One specific point that Issa makes is to urge that recovery transparency be judged by the release of information “in a structured, open, and searchable format.” This is a particularly important point, although one that could have been raised during the actual consideration of the bill, rather than after the fact. An amendment requiring that recovery funds, contracts, and other data be posted in an open and structured manner would have been quite useful and probably could have garnered enough support to have been passed. Unfortunately, not one member of Congress sought to attach such language, not even Issa.

Issa also makes important points that some key contracting information is not required to be disclosed per the OMB memo on recovery disclosure. Most of this relates to the subparties to the funds. As the OMB memo states, and Issa quotes:

Reporting requirements only apply to the prime non-Federal recipients of Federal funding, and the subawards (i.e., subgrants, subcontracts, etc.) made by these prime recipients. They do not require each subsequent subrecipient to also report. For instance, a grant could be given from the Federal government to State A, which then gives a subgrant to City B (within State A), which hires a contractor to construct a bridge, which then hires a subcontractor to supply the concrete. In this case, State A is the prime recipient, and would be required to report the subgrant to City B. However, City B does not have any specific reporting obligations, nor does the contractor or subcontractor for the purposes of reporting for the website.

Essentially only a few points in the chain have to report anything. States are the ones tasked with tracking the rest, if they so desire. This Baltimore Sun article on the efforts of Maryland Governor Martin O’Malley to try to present as much information as possible on recovery funds does a good job of explaining this issue.

And while states are struggling with this, we can also see some states grappling with solutions.
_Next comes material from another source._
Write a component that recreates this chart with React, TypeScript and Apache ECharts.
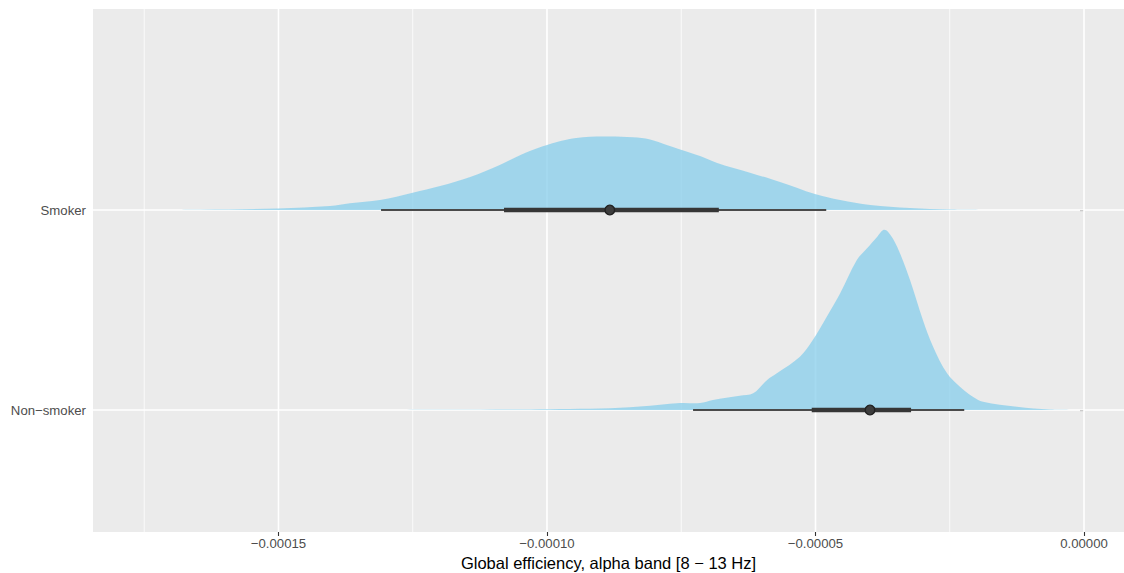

In Oregon a bill has been proposed in the state Senate to require contractors to report far more than already required:

Oregon is leading a push to require contractors to report the number of jobs they create, as well as the hours worked and wages received by their employees.  These requirements, created under Oregon HB 2037, would ensure that Oregonians get a website that doesn’t just make an empty gesture toward transparency but one that ensures their tax money actually goes toward creating quality jobs.

The benefits of such a site are simple.  If contractors are creating jobs with recovery money, they can get more.  If they aren’t creating jobs, the state can take away their money and target it to contractors that are.  If they are serious about using recovery dollars to turn the economy around, Oregon lawmakers should make it a top priority to adopt these new standards.

If the country is serious about getting the recovery plan right, they will push their states to follow in Oregon’s example. Considering the fact that states are poised to distribute over $300 billion of the $787 billion set aside under ARRA, the transparency standards we adopt at the state level will more or less amount to the transparency standards we adopt as a nation.

This is a step in the right direction. Of course, this still does little to solve the structured and open issue. As recovery funds continue to be spent, there will, hopefully, be more efforts like the one in Oregon and answers on how the federal government will grade and oversee the spending.